The inner curve on the main edge increases cutting performance by trapping materials being cut within the curve, and allows superior control when the blade is being used as a draw knife.

The first is true (any recurve does this), the second isn't (or at least not necessary to have that extent of curvature), draw knives are not so heavily contoured. Plus the drawback is also ignored which is the lack of a smooth continuous cutting surface which can limit functionality in various ways.

The forward portion of the curve also presents at a very efficient angle when used for chopping (similar to a kukri)

It is at the wrong angle, the center of curvature should be perpendicular to the handle or slightly dropped to reduce wrist strain, in this case it is actually upward which induces more wrist angle necessary. It also completely restricts chopping to that section of blade.
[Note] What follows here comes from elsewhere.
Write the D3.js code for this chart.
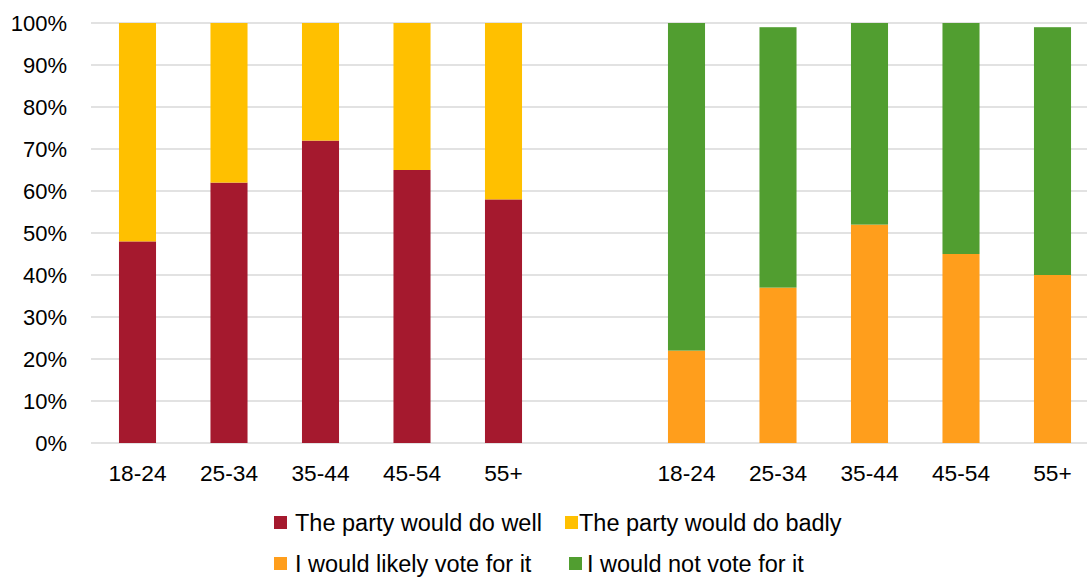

Chisel ground knives are about the easiest knives to sharpen... you do all the "work" on the ground side, and gently wipe the burr off the flat side

You can do the same thing with a v-ground blade if you want. As well for general cutting chisel grinds are generally inefficient as they do not allow smooth transfer of power to the blade as the forces they experience in use are uneven. Yes, a lot of chisels are chisel ground (hence the name), however are a lot of axes, machetes, and hunting knives?

There are a lot of very nice aspects of the knife, extended handle, take apart sheath, square tipped serrations. However the handle looks also very grip specific, turn it around for example so that the sharp point behint the index finger cutout faces the palm, I don't imagine this is very ergonomic. Plus just look at trying to baton that knife, you will be smashing into a serration pattern, not a great idea.

The blade is essentially a very heavy recurve, on some tasks you will very well appreciate the recurve, on others a smooth plain edge is much more beneficial. In general I would vastly prefer a much simpler design like the knives you already have, or the ones Danbo has shown, they are also out of *much* more optimal steels.